Silica aerogels are inorganic solid materials with high porosity and low density, and they are excellent thermal insulators. Due to their outstanding ability as thermal insulators, silica aerogels have great potential as building materials. They also have many civil applications in energy-saving such as storage media, catalysis etc.
Silica aerogel was first investigated by S. S. Kistler in 1931, who suggested replacement of liquid by gas in the pores of silica gels, to retain the solid porous silica portion of the gel porous structure against the capillarity. The conventional syntheses of silica aerogel use a drying method involving displacement of the liquid of the gels by a supercritical fluid of carbon dioxide and requires both high pressures and high temperatures (Anderson et al., Hydrophobic silica aerogels prepared via rapid supercritical extraction. Journal of Sol-Gel Science and Technology, 2010, 53, 199-207.). Such processes thus require large amounts of energy.
In 1989, a freeze drying process for the production of silica aerogels was developed (Klvana et al., A New Method of Preparation of Aerogel-Like Materials Using a Freeze-Drying Process. Journal De Physique, 50, 1989, C429-C432; Egeberg and Engell, Freeze drying of silica gels prepared from siliciumethoxid. Journal De Physique, 50, 1989, C423-C428). However, the freeze drying methods require the use of low temperatures and for this reason they are also energy intensive processes.

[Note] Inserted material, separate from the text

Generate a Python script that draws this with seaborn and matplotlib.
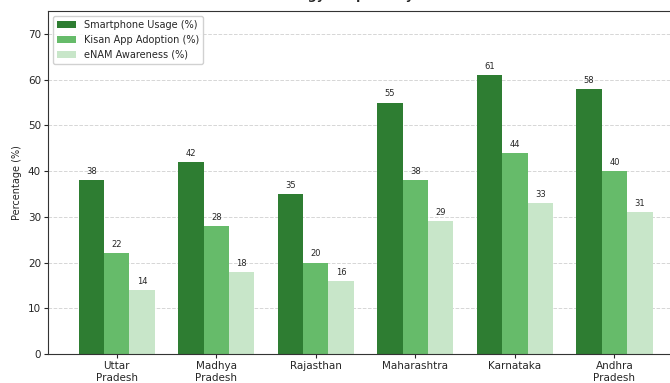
import matplotlib
matplotlib.use("Agg")
import matplotlib.pyplot as plt
import seaborn as sns
import pandas as pd

states = ["Uttar\nPradesh", "Madhya\nPradesh", "Rajasthan", "Maharashtra", "Karnataka", "Andhra\nPradesh"]
smartphone_usage = [38, 42, 35, 55, 61, 58]
kisan_app_adoption = [22, 28, 20, 38, 44, 40]
enam_awareness = [14, 18, 16, 29, 33, 31]

series_names = ["Smartphone Usage (%)", "Kisan App Adoption (%)", "eNAM Awareness (%)"]
palette = ["#2e7d32", "#66bb6a", "#c8e6c9"]

df = pd.DataFrame({
    "State": states * 3,
    "Metric": [series_names[0]] * 6 + [series_names[1]] * 6 + [series_names[2]] * 6,
    "Value": smartphone_usage + kisan_app_adoption + enam_awareness,
})

sns.set_style("ticks")
fig = plt.figure(figsize=(6.7, 3.83), dpi=100)
ax = fig.add_axes([0.0716, 0.0757, 0.948, 0.895])

sns.barplot(data=df, x="State", y="Value", hue="Metric", palette=palette,
            width=0.765, gap=0, saturation=1, ax=ax, errorbar=None,
            edgecolor="none")

for container in ax.containers:
    ax.bar_label(container, fmt="%d", fontsize=6, padding=3)

ax.set_ylim(0, 75)
ax.set_xlim(-0.69, 5.69)
ax.set_yticks(range(0, 80, 10))
ax.set_xlabel("")
ax.set_ylabel("Percentage (%)", fontsize=7, labelpad=4)
ax.tick_params(axis="both", labelsize=7.5, pad=2, length=3)
ax.grid(axis="y", linestyle="--", color="#cccccc", linewidth=0.7, alpha=0.8)
ax.set_axisbelow(True)
for side in ["top", "right", "left", "bottom"]:
    ax.spines[side].set_visible(True)
    ax.spines[side].set_color("#333333")

ax.set_title("Technology Adoption by State (%)",
             fontsize=9, fontweight="bold", pad=9)

ax.legend(loc="upper left", fontsize=7, frameon=True, framealpha=0.9,
          edgecolor="#cccccc", fancybox=True)

fig.savefig("out.png", dpi=100)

Ambient pressure drying (APD) provides an alternative, less energy intensive, option for the synthesis of aerogels (Prakash et al., Silica Aerogel Films Prepared at Ambient-Pressure by Using Surface Derivatization to Induce Reversible Drying Shrinkage. Nature, 1995, 374, 439-443.). Conventional APD methods rely on displacing the original solvent used for gel preparation with various organic solvents which have lower surface tension, such as hexane, heptane, octane and nonane. In most conventional APD approaches, additional surface modification is also introduced to replace the —OH groups on the silica surfaces with more lipophilic groups, in order to provide an additional reduction in capillarity (Rao et al., Hydrophobic and physical properties of the ambient pressure dried silica aerogels with sodium silicate precursor using various surface modification agents. Applied Surface Science, 2007, 253, 6032-6040; Jung et al., The properties of silica aerogels hybridized with SiO2 nanoparticles by ambient pressure drying. Ceramics International, 2012, 38, S105-S108.). A common reagent used for the surface modification of silica gels is trimethylchlorosilane (TMCS), (CH3)3SiCl. Surface modification by TMCS used in conventional APD process always leads to the generation of an acid (in the case of TMCS, HCl) so further organic solvents are needed in order to remove generated acid. Although less energy intensive than supercritical CO2 processes, current APD processes are time consuming and costly due to the need for large amounts of organic solvents. The high cost associated with the use of organic solvents limits the use of aerogels on a large industrial scale, for example as building materials.
It is an aim of certain embodiments of this invention to provide a method of producing silica aerogels which is cheaper, quicker and/or more energy efficient than the prior art processes. It is an aim of certain embodiments of this invention to provide a method of producing silica aerogels which is more environmentally friendly than prior art processes.